Dataset records =>
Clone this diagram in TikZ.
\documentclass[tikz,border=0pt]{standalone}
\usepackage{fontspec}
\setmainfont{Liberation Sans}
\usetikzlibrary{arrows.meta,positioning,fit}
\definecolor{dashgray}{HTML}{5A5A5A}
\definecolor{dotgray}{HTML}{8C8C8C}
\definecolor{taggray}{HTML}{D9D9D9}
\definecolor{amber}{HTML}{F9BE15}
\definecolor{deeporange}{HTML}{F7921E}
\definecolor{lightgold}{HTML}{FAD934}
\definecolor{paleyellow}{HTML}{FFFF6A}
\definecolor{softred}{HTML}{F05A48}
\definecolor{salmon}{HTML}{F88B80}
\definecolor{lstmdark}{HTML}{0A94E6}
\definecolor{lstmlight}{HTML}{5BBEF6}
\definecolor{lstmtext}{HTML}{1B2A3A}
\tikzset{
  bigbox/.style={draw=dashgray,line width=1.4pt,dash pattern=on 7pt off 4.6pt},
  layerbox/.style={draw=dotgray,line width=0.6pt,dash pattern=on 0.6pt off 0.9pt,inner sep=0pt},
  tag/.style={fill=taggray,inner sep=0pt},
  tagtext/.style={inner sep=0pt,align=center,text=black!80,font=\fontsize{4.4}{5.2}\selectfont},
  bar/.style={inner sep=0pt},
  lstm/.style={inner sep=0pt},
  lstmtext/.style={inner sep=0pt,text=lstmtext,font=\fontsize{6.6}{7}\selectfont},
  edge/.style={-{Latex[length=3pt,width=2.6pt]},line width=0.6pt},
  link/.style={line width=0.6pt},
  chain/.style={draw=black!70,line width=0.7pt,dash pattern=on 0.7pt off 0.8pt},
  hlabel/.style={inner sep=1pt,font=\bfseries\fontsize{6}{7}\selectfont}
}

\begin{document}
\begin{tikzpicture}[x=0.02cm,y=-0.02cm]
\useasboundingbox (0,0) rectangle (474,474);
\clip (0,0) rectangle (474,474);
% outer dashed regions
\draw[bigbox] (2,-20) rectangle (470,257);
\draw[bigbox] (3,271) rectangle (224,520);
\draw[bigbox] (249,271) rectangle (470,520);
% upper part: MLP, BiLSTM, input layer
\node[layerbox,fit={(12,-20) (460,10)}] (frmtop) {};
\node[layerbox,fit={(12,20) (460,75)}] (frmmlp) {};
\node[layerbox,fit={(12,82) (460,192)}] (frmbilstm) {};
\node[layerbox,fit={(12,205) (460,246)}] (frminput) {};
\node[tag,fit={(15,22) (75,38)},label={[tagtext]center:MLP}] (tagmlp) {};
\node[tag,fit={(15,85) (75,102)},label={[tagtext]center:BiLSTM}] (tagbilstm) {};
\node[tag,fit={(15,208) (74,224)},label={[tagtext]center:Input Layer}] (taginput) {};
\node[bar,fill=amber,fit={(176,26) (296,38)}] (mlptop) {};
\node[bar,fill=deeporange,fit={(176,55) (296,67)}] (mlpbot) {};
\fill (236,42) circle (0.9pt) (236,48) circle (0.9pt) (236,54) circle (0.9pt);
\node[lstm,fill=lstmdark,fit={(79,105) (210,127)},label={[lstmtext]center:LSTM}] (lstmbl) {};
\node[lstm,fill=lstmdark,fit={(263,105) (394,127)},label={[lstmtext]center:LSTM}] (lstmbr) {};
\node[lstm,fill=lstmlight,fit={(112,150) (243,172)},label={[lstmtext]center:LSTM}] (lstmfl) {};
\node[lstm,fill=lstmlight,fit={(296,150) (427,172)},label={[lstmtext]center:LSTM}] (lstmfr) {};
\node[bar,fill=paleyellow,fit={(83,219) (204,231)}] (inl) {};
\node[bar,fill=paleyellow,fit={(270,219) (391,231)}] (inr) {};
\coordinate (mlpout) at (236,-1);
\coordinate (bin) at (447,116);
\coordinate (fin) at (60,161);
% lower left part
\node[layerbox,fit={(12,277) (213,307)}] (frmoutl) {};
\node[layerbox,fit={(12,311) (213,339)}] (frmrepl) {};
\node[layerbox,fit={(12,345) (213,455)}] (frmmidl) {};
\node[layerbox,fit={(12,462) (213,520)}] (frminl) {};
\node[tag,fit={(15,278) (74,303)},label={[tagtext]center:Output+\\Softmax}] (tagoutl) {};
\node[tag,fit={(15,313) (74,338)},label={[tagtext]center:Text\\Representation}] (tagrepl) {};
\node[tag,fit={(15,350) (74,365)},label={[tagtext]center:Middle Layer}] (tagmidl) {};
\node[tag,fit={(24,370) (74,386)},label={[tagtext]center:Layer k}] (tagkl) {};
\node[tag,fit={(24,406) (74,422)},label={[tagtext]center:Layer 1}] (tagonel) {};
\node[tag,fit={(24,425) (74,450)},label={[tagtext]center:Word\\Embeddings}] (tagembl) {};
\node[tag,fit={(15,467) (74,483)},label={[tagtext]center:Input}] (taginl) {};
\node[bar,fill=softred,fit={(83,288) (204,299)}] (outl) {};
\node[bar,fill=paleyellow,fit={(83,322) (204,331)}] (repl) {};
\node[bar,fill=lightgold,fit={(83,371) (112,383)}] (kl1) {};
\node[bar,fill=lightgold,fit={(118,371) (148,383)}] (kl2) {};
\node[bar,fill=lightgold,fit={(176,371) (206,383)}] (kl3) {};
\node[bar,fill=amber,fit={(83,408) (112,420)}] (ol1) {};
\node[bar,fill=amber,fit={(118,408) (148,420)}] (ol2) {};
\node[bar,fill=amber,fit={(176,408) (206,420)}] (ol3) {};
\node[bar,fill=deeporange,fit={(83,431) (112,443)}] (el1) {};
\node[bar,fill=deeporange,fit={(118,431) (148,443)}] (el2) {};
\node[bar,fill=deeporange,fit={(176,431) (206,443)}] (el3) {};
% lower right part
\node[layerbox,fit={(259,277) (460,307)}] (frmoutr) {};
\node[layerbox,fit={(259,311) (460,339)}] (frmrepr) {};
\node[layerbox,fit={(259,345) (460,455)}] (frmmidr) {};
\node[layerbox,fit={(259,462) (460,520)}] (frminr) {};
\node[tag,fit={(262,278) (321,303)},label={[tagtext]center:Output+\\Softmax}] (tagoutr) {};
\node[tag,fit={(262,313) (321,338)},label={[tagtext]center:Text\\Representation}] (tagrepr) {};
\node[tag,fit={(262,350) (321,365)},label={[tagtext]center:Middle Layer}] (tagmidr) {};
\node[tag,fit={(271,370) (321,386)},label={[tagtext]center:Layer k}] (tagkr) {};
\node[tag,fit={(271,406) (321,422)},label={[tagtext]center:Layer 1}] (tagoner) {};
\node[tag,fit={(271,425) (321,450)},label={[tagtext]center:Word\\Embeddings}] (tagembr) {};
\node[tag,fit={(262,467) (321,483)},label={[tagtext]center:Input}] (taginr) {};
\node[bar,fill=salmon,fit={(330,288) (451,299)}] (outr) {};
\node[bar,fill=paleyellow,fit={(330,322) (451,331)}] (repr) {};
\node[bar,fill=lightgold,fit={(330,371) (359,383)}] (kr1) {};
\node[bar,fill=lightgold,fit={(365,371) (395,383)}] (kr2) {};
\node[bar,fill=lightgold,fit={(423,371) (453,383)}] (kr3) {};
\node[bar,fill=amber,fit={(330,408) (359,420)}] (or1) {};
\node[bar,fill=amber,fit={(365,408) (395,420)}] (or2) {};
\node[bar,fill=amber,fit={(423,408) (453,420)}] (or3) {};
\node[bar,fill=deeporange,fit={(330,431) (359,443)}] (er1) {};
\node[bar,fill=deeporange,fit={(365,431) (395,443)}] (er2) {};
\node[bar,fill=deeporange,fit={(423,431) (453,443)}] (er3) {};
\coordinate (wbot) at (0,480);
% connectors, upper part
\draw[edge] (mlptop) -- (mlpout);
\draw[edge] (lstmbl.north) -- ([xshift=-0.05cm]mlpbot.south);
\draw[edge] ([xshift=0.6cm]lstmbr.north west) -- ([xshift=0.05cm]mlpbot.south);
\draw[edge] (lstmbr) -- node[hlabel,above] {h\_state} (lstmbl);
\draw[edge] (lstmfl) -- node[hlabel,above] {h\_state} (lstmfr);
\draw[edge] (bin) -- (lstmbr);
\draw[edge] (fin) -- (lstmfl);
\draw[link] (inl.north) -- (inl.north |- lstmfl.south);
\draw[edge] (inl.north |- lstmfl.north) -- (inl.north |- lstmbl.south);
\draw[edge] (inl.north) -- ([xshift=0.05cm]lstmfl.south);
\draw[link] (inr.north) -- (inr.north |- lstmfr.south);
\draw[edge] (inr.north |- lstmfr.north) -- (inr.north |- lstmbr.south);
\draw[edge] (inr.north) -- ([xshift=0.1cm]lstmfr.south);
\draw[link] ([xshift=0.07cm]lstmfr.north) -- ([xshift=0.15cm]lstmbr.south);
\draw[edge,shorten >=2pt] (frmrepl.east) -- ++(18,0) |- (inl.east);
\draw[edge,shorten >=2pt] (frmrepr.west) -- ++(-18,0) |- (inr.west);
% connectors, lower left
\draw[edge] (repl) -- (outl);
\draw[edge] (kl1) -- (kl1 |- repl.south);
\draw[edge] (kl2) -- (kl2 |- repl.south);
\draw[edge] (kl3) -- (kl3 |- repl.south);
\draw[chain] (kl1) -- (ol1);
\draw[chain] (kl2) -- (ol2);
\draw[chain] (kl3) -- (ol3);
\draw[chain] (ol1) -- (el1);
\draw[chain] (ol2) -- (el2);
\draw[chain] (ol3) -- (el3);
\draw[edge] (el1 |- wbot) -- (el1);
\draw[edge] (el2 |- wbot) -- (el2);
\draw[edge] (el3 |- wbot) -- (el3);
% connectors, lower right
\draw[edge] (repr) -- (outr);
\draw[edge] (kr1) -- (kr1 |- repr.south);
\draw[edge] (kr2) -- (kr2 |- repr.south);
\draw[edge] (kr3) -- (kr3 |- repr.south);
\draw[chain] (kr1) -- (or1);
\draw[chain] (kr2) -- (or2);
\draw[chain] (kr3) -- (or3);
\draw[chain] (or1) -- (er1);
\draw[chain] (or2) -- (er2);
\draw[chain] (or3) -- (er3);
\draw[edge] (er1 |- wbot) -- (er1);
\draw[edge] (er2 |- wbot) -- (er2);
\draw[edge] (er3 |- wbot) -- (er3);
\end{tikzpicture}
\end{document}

--

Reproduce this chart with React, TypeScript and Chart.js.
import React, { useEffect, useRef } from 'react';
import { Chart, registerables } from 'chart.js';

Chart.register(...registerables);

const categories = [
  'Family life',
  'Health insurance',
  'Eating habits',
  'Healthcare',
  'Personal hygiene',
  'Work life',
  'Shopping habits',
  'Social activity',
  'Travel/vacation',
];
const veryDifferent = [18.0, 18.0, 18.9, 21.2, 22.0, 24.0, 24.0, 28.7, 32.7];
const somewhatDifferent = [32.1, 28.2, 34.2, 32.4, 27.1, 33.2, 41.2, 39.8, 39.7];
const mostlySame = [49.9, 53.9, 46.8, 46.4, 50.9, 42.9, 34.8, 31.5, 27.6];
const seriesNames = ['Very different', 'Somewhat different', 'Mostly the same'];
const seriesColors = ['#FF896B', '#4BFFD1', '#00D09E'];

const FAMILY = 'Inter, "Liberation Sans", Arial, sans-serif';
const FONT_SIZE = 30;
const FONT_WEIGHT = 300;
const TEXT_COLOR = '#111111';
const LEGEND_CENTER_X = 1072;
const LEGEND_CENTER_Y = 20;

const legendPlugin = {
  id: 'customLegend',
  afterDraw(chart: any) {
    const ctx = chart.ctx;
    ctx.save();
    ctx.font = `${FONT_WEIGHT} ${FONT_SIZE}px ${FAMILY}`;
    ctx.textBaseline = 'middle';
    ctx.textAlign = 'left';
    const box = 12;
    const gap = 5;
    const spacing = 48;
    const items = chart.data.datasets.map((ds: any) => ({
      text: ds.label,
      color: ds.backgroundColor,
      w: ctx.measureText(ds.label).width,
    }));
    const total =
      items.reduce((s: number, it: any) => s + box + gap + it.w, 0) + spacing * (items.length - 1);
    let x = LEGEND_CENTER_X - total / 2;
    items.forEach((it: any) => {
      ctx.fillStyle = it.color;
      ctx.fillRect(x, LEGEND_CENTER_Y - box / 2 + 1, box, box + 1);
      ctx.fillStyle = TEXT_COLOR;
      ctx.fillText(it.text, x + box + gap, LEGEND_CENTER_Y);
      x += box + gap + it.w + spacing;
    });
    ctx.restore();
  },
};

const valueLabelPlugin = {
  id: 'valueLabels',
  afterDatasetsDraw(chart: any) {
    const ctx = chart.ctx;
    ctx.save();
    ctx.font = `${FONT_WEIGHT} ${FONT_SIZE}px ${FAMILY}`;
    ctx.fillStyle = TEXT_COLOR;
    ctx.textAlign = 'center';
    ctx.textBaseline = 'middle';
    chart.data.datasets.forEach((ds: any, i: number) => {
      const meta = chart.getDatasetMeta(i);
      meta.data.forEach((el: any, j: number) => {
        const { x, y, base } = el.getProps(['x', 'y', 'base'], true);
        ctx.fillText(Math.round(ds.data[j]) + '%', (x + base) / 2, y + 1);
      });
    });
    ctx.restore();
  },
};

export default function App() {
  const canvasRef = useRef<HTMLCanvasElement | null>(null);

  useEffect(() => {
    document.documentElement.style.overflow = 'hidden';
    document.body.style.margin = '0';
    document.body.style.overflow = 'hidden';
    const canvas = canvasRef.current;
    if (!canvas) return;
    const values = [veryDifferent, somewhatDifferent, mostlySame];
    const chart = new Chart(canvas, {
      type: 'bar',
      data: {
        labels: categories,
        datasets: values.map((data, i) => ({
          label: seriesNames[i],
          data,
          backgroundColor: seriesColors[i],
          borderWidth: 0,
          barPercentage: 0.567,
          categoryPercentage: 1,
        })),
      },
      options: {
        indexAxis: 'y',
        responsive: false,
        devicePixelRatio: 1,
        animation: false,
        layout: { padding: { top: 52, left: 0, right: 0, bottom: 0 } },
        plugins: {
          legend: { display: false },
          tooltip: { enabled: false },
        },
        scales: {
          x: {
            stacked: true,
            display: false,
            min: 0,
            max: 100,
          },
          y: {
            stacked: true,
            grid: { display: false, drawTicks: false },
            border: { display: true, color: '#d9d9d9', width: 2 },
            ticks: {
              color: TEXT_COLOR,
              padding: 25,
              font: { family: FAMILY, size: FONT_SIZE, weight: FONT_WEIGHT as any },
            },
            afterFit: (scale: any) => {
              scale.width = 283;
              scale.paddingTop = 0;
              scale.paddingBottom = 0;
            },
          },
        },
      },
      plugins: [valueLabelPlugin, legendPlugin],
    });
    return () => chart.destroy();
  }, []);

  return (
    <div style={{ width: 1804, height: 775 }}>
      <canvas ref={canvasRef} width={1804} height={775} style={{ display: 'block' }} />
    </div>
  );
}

---

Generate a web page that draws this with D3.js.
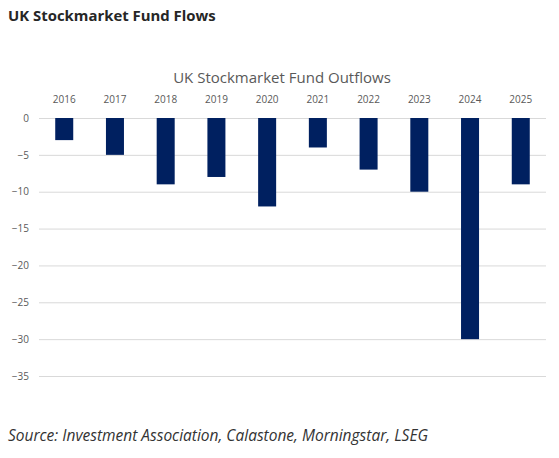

Required task => From the records above, copy out the line with "Reproduce this chart", the line with "const LEGEND_CENTER_Y = 20;", and every line between them, word for word.

Result of the exercise =>
Reproduce this chart with React, TypeScript and Chart.js.
import React, { useEffect, useRef } from 'react';
import { Chart, registerables } from 'chart.js';

Chart.register(...registerables);

const categories = [
  'Family life',
  'Health insurance',
  'Eating habits',
  'Healthcare',
  'Personal hygiene',
  'Work life',
  'Shopping habits',
  'Social activity',
  'Travel/vacation',
];
const veryDifferent = [18.0, 18.0, 18.9, 21.2, 22.0, 24.0, 24.0, 28.7, 32.7];
const somewhatDifferent = [32.1, 28.2, 34.2, 32.4, 27.1, 33.2, 41.2, 39.8, 39.7];
const mostlySame = [49.9, 53.9, 46.8, 46.4, 50.9, 42.9, 34.8, 31.5, 27.6];
const seriesNames = ['Very different', 'Somewhat different', 'Mostly the same'];
const seriesColors = ['#FF896B', '#4BFFD1', '#00D09E'];

const FAMILY = 'Inter, "Liberation Sans", Arial, sans-serif';
const FONT_SIZE = 30;
const FONT_WEIGHT = 300;
const TEXT_COLOR = '#111111';
const LEGEND_CENTER_X = 1072;
const LEGEND_CENTER_Y = 20;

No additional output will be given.